A former Secretary of Agriculture has now expressed concern about the obvious fraud involved in the multi-billion-dollar settlement of the black “farmer” and other lawsuits against the government — but why has everyone failed to note that all of these settlements are actually illegal under federal law?
When Congress was stampeded to pass unprecedented legislation in 1998 to facilitate the Pigford v. Glickman suit against the U.S. Department of Agriculture (USDA), some wise but unknown person included a limiting provision in that bill to minimize participation by phony claimants.
But, when the Clinton Administration agreed to a settlement of the case in 1999, that provision was carefully evaded in the consent decree, opening the door to massive fraud. Judge Paul Friedman, a Clinton appointee, quickly approved the deal, resulting in payment of more than $1 billion to nearly 16,000 black claimants, virtually none of whom met that statutory requirement.
Now the Obama regime is on the brink of settling a second Pigford suit for another $1.25 billion, and the proposed settlement again subverts and ignores the law to encourage and reward massive fraud — this time by as many as 80,000 prospective claimants. Obama recently signed legislation appropriating $1.15 billion more for black farmer claims, and his administration claims there are safeguards against fraud in the settlement.
In fact, not only has the Obama Justice Department facilitated fraud, but it has continued the practice of ignoring and subverting the statutory provision designed to stop fraud.
It’s a dirty little, seldom mentioned secret that Pigford was certified by Judge Friedman as a class action not for discrimination in making loans, but based on the allegation that plaintiffs’ civil rights complaints against USDA were mishandled by the department’s civil rights apparatus.
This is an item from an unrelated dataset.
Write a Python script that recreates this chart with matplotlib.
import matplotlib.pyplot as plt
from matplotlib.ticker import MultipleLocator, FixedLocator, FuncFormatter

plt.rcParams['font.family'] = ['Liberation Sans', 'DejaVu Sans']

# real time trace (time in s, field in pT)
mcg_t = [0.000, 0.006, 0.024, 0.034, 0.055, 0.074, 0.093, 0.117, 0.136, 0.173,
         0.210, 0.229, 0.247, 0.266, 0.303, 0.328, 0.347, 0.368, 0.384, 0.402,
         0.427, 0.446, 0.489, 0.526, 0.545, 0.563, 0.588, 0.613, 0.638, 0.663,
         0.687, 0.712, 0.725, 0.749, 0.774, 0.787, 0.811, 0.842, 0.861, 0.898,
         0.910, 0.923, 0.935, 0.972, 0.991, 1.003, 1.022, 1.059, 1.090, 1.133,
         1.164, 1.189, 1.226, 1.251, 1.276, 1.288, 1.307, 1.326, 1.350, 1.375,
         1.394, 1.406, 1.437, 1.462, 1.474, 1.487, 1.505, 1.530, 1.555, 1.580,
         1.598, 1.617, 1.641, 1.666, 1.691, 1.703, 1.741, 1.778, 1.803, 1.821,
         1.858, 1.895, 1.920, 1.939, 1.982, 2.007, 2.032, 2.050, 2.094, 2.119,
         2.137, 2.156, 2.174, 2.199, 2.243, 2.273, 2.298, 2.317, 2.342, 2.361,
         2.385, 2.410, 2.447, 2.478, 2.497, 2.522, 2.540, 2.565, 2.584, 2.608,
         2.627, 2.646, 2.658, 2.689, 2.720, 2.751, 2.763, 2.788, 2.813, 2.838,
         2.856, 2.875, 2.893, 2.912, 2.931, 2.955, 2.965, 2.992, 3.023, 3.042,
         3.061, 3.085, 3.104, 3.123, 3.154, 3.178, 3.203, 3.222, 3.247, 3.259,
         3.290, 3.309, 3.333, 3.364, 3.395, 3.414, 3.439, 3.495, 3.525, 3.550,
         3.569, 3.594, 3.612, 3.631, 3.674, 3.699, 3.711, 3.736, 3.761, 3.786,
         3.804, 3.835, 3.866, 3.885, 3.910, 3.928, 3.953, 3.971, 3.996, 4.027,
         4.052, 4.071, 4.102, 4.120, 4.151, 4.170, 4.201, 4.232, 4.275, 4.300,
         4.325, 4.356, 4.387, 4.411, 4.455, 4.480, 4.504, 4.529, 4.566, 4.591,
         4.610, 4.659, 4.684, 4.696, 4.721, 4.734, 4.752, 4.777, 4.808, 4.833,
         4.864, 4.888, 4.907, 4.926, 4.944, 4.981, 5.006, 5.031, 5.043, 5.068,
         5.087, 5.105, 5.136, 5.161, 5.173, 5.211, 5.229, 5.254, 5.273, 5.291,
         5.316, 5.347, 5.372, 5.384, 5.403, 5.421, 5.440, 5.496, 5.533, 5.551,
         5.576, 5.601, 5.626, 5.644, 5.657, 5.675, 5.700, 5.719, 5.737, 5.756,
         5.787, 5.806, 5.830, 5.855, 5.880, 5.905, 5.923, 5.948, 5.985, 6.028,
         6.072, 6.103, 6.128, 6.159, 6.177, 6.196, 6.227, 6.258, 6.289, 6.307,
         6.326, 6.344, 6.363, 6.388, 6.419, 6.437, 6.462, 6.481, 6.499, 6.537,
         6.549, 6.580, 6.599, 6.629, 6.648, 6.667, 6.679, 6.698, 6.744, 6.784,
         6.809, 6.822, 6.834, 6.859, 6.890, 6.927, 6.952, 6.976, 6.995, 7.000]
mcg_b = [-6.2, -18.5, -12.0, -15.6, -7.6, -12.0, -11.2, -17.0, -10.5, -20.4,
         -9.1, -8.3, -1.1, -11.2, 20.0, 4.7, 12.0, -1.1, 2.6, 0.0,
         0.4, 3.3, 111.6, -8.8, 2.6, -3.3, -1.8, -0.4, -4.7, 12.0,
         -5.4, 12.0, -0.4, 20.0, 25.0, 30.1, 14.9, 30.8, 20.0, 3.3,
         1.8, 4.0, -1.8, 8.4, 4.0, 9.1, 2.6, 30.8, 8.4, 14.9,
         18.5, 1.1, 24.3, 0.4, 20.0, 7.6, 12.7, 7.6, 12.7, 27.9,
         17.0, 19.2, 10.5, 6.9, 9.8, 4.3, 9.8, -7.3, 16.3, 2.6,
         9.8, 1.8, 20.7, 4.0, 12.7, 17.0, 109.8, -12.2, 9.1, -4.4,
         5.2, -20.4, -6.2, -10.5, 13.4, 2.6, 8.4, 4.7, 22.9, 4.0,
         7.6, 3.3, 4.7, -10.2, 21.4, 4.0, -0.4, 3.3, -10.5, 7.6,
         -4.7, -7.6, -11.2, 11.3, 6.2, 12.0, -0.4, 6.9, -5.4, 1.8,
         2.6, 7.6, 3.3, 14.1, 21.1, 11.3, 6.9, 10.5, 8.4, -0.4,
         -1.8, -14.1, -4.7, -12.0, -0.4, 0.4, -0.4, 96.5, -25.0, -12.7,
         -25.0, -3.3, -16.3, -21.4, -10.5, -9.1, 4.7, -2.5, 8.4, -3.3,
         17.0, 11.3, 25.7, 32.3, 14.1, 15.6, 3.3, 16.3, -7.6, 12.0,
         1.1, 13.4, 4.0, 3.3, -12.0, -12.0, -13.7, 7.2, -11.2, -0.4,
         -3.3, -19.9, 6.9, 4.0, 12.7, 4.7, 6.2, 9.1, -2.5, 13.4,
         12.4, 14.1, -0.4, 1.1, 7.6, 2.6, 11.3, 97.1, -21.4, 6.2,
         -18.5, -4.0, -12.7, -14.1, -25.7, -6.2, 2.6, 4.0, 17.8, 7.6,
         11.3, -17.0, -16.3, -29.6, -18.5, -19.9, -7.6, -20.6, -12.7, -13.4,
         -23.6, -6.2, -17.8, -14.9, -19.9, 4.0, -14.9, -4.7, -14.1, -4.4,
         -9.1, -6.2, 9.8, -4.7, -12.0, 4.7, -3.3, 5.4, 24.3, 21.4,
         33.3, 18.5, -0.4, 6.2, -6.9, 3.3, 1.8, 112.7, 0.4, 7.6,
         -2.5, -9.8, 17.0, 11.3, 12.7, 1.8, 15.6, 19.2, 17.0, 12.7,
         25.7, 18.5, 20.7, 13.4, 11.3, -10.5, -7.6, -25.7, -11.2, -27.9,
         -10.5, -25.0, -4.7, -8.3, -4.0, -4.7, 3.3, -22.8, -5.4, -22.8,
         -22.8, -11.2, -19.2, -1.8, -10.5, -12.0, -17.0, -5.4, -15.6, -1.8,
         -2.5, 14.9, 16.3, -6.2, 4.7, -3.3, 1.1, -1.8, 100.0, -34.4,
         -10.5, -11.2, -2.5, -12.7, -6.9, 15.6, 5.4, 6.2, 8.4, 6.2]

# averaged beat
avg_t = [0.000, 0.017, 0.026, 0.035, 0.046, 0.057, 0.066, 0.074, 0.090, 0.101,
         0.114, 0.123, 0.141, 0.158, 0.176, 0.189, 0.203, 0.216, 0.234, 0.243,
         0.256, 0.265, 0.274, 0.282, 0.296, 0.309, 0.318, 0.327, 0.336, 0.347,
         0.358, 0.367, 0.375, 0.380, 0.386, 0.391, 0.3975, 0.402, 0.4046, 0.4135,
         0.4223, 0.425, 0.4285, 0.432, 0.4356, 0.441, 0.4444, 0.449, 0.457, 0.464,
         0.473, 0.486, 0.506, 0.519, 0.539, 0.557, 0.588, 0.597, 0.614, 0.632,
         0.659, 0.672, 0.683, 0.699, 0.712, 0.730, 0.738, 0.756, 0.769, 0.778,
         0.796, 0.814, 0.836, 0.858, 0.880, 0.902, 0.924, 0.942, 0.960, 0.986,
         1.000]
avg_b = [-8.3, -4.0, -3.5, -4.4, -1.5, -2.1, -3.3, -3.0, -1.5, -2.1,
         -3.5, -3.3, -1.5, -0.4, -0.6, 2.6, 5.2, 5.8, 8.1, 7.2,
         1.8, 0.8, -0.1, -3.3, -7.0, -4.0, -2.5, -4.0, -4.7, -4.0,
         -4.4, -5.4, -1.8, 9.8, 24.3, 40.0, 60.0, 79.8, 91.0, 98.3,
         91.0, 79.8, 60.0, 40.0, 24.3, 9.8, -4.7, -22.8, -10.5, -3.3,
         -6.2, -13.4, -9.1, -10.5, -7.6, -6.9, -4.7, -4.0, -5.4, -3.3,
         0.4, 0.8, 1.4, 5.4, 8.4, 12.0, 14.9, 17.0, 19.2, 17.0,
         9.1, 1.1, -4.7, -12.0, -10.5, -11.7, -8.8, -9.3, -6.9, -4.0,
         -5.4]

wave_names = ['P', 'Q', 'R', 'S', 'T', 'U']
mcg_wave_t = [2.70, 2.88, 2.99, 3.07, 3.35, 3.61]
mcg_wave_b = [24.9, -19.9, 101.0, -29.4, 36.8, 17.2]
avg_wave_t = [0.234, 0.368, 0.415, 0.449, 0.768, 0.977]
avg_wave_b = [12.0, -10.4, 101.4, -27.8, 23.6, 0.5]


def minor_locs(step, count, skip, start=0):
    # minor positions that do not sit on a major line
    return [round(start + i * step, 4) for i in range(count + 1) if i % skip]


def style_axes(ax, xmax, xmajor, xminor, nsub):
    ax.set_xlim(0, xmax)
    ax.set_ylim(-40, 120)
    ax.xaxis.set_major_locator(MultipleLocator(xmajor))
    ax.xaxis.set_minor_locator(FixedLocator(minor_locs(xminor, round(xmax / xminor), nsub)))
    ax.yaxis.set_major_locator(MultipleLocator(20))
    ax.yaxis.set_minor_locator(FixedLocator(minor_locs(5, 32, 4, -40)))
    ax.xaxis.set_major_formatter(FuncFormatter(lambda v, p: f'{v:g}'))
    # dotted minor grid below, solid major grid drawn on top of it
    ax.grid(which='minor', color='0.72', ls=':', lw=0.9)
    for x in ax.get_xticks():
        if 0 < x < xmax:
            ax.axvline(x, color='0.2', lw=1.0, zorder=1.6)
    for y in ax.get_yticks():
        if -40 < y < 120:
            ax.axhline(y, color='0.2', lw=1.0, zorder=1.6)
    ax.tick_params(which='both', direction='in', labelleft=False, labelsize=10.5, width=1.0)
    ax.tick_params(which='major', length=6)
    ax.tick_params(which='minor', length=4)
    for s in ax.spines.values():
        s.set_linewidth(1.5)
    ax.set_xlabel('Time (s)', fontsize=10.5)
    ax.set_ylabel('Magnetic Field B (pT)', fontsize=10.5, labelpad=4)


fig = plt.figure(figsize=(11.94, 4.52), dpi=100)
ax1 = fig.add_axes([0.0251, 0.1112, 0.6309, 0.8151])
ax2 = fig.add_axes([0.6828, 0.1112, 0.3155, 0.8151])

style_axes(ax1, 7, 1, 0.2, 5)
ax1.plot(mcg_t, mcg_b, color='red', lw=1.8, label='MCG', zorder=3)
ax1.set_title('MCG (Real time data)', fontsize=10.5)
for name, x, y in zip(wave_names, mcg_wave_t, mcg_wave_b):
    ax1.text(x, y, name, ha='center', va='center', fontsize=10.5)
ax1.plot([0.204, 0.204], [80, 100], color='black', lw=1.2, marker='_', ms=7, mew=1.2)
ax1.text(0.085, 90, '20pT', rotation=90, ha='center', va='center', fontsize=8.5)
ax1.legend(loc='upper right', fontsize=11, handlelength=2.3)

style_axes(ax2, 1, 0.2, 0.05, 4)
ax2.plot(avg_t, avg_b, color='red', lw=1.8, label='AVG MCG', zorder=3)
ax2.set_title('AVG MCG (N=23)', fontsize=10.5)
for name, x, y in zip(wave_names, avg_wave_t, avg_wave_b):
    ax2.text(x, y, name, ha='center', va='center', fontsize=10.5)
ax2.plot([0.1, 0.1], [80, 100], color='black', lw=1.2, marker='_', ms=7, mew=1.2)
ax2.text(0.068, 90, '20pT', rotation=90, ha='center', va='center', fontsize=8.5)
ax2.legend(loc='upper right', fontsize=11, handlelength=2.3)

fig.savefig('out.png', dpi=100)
This being the case, the law passed to allow the suits limited participation to individuals who had “a nonemployment related complaint that was filed with the Department of Agriculture before July 1, 1997, and alleges discrimination at any time during the period beginning on January 1, 1981 and ending December 31, 1996 . . . .”
Now, a reasonable person would conclude that this created a very finite, verifiable pool of applicants, since any bureaucracy keeps careful track of the cases it handles, if only to justify current and additional staffing and resources. Any plaintiffs could be checked against the USDA record of discrimination complaints for that period, and those who had filed no complaints could be excluded from participation.
Not in Bill Clinton’s America! In the original 1999 settlement, USDA pleaded its own incompetence to help claimants avoid meeting this requirement, saying its records were in such a state of chaos that they could not be relied upon to filter out fraud.
Therefore, the original settlement openly invited fraud by allowing claimants to substitute “a communication from a class member directly to USDA, or to a member of Congress, the White House, or a state, local or federal official who forwarded the class member’s communication to USDA, asserting that USDA had discriminated against the class member on the basis of race in connection with a federal farm credit transaction or benefit application.” But there was never any requirement to prove that USDA was actually contacted by any third party and put on notice of the existence of a complaint.
And it gets worse: claimants who didn’t have such a letter were allowed to “submit an affidavit from a non-family member stating that he or she has personal knowledge that a discrimination complaint was filed and describing the way in which it was filed.” For 99 percent of the claims, the settlement eliminated the government’s right to challenge even the most obviously untrue affidavits. In the one percent of claims where they could be challenged, a significant number failed because, under penalty of perjury, the non-family member quickly admitted that there was no first-hand knowledge.
It can easily be proven than USDA Secretary Dan Glickman was wrong when he asserted that discrimination was “rampant” in his department — that his outburst was a blatant effort to aid the plaintiffs at a crucial moment in the legal process. So, how true was his claim about the civil rights records?
In 2005, the USDA Assistant Secretary for Civil Rights advised a congressman: “Regrettably, the Office of Civil Rights underwent several organizational changes during 1981-1997, and the responsibility for handling program discrimination complaints was not centralized during that time. Thus, there is no central repository for data regarding program discrimination complaints that were filed between 1981-1997.”
This is not a claim that records do not exist, just that there is no central source. But is even USDA really so incompetent that it has been unable to gather together those documents in the 13 years since the Pigford lawsuit was filed? It’s far more likely that they never existed — because very few complaints were really filed.
In that letter, the Assistant Secretary went on to admit that the department had records of only 1,376 program-related civil rights complaints filed during entire 17-year period. And less than 1,000 of those involved the Farm Programs and Farm Loan Programs that are the statutorily limited subjects of Pigford and the other lawsuits.